Description: White wine Aging: steel Alcohol content: 11,5° – 13°
Casèbianco is a wine made from a blend of different white grapes, mainly Malvasia di Candia, Ortrugo, Sauvignon Blanc, Trebbiano and, to a lesser extent, Marsanne and Moscato.
The vinification process involves a mild maceration on the skins (about 40 days), which gives the wine structure and accentuates the fruity aromas. On the palate it is fresh and mineral, with medium persistence in the end.
RIVA DEL CILIEGIO
Description: Pinot Noir from Emilia IGT Aging: steel / 12 months in oak (tonneaux) Alcohol content: 12,5° – 13,5°
Riva del Ciliegio is a pure Pinot Noir. The composition of the soil, mainly clayey and calcareous, allows for the production of a dry, sharp and mineral wine, which expresses the most spicy and balsamic part of this vine.
The maceration period can vary from 20 to 40 days depending on the vintage, and it gives structure to a wine that can evolve for more than 20 years in the bottle, giving a different and surprising result every year.
Berbèch is the typical sparkling Gutturnio from Piacenza, mainly composed of Barbera and Bonarda, in full respect of tradition.
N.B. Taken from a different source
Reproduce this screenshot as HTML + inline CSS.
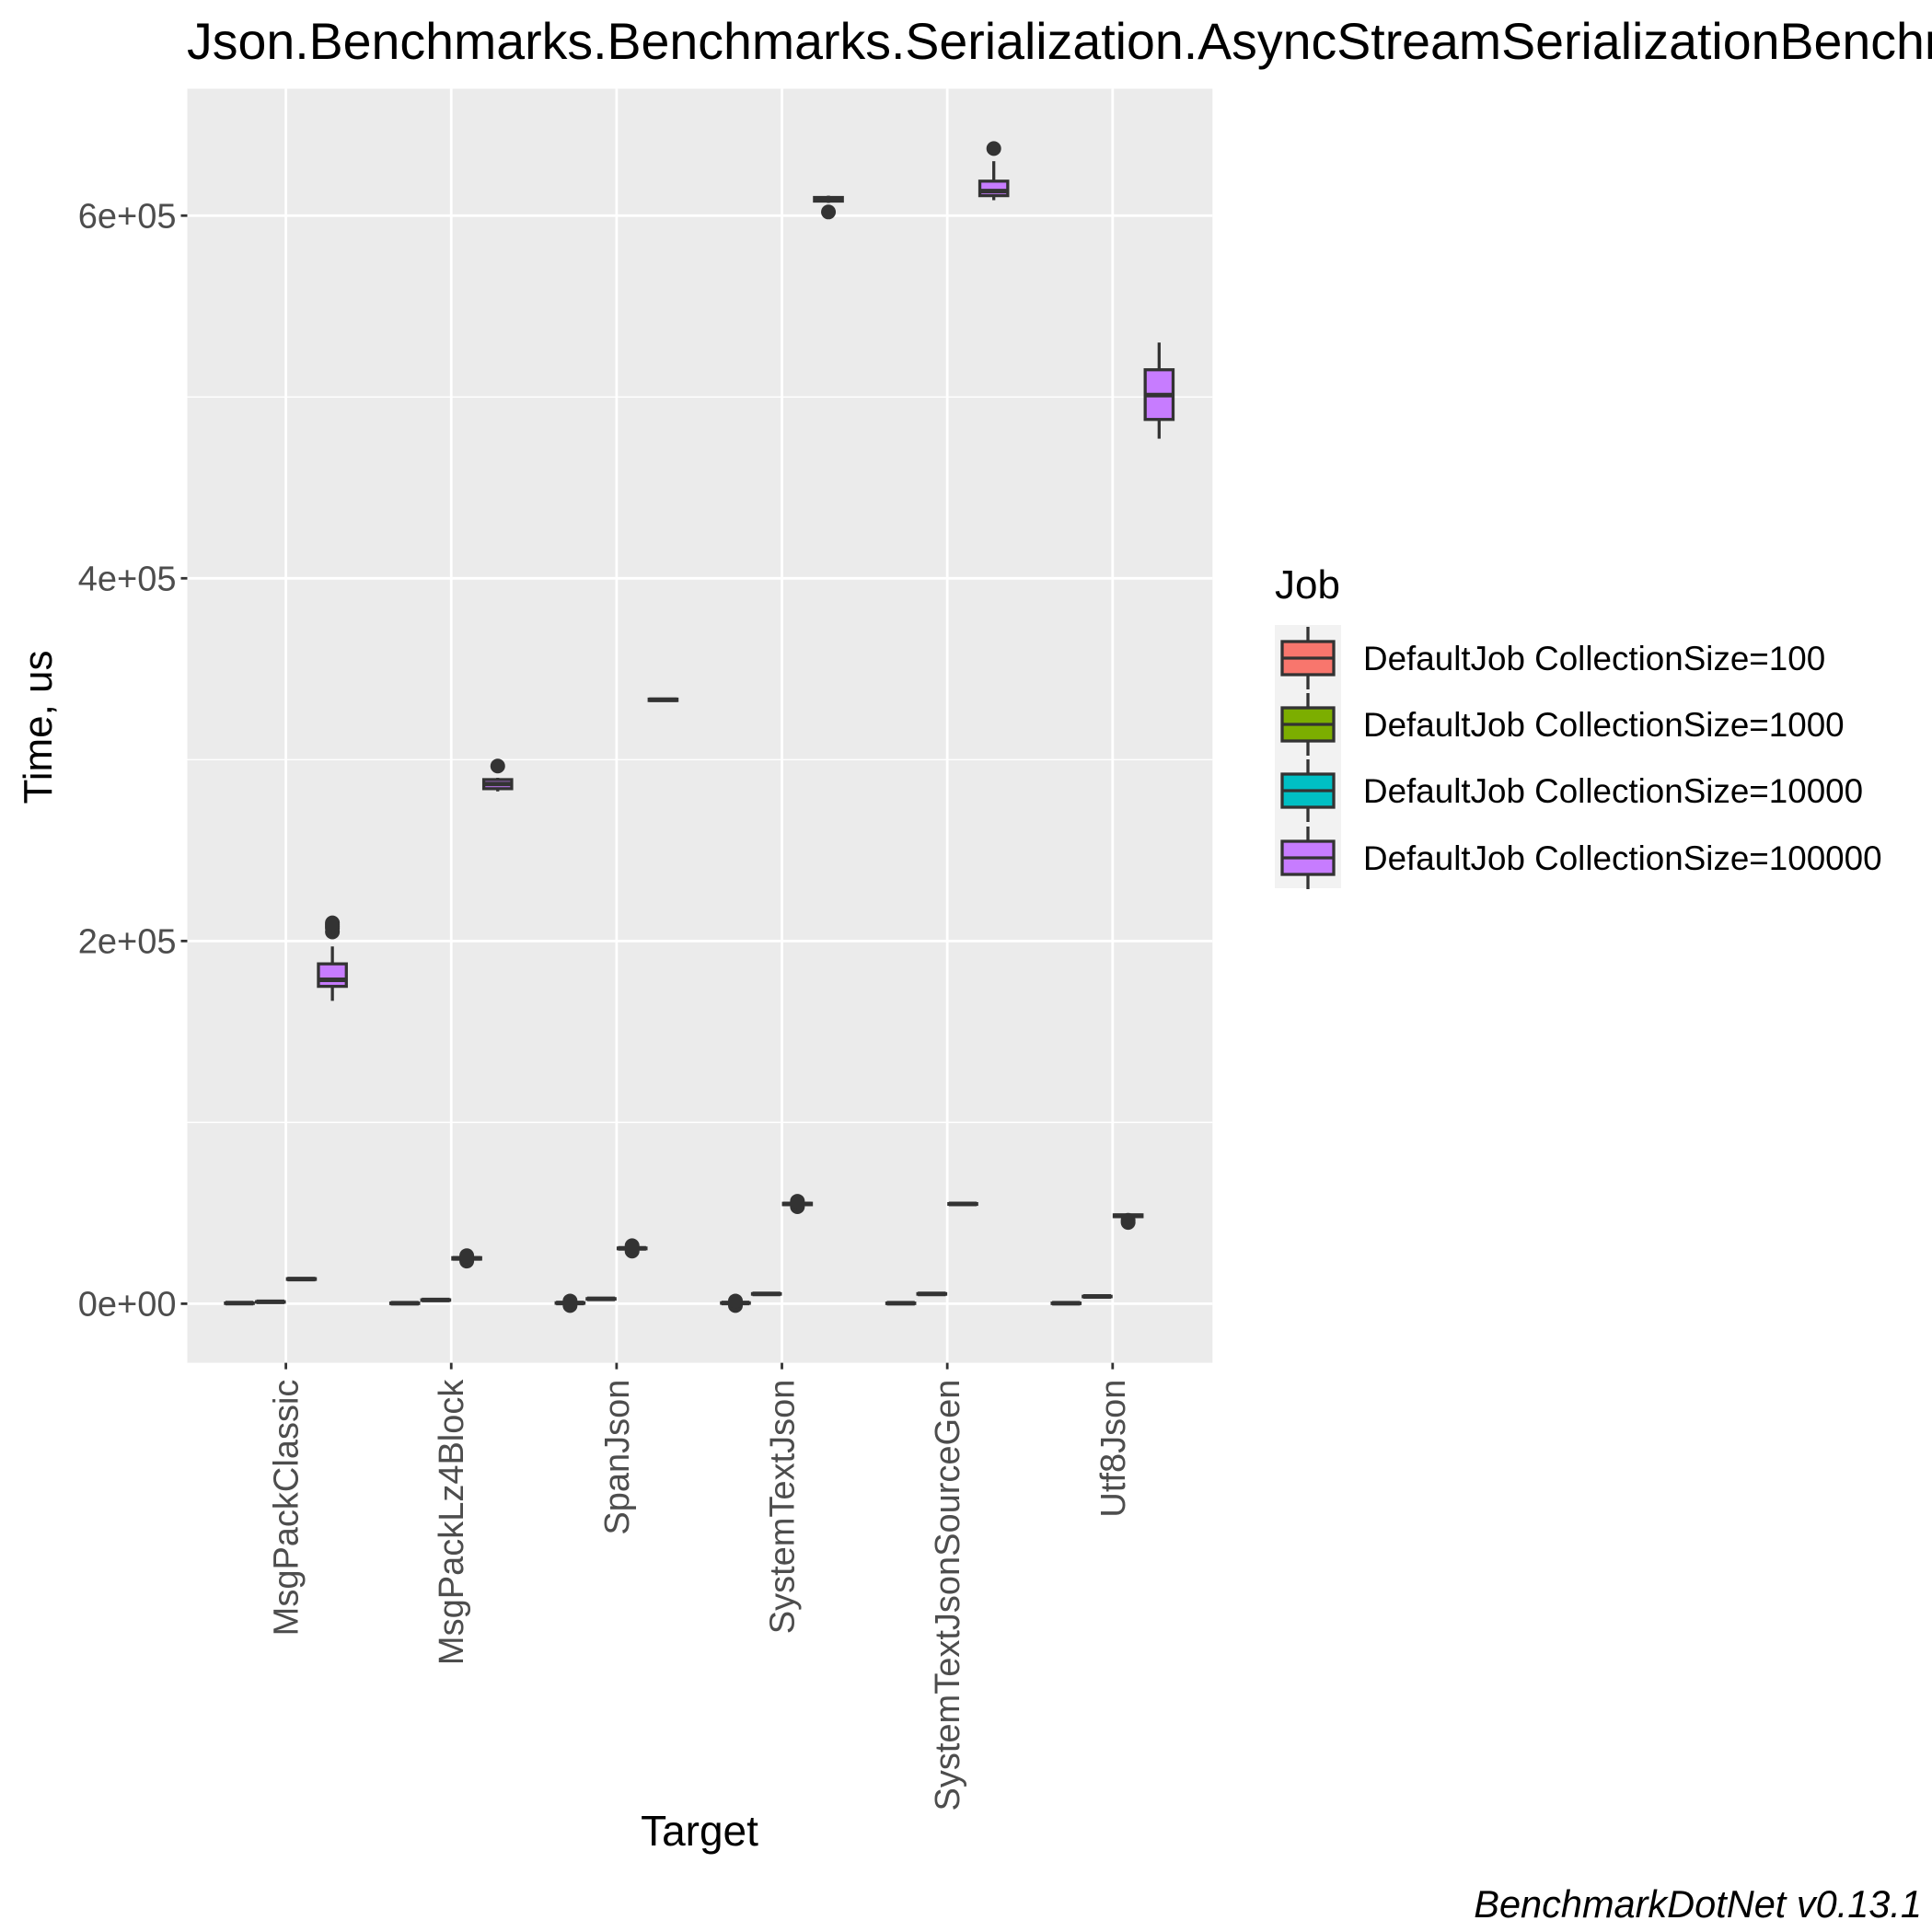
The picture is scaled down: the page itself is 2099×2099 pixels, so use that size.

Its winemaking process begins with a 20-30 day maceration period on the skins, followed by an early bottling, which leaves a sugary residue in the bottle. Thus refermentation takes place in late spring, when temperatures rise. The result is a slightly sparkling, fresh and fruity red wine.
CALCARÒT
Description: Red wine Aging: steel/concrete Alcohol content: 12° – 14°
Calcaròt is the typical red blend of Val Trebbia, our traditional wine, made up of Barbera and Bonarda grapes. Its fresh and rustic character is enhanced by the winemaking process. It is fermented in steel with maceration on the skins for 20-25 days, which enhances its freshness and rusticity.
A convivial, simple and honest wine, designed for the sincere and tasty cuisine of Piacenza.
Harusame is a rosé sparkling wine obtained from the direct pressing of Pinot Noir grapes.
Following the first fermentation, the must of the following year is added to the dry wine and this triggers a new fermentation in the bottle. The wine is left to age on the lees for at least one or two years, before being disgorged by hand. Fresh flavor and intense aroma of wild berries.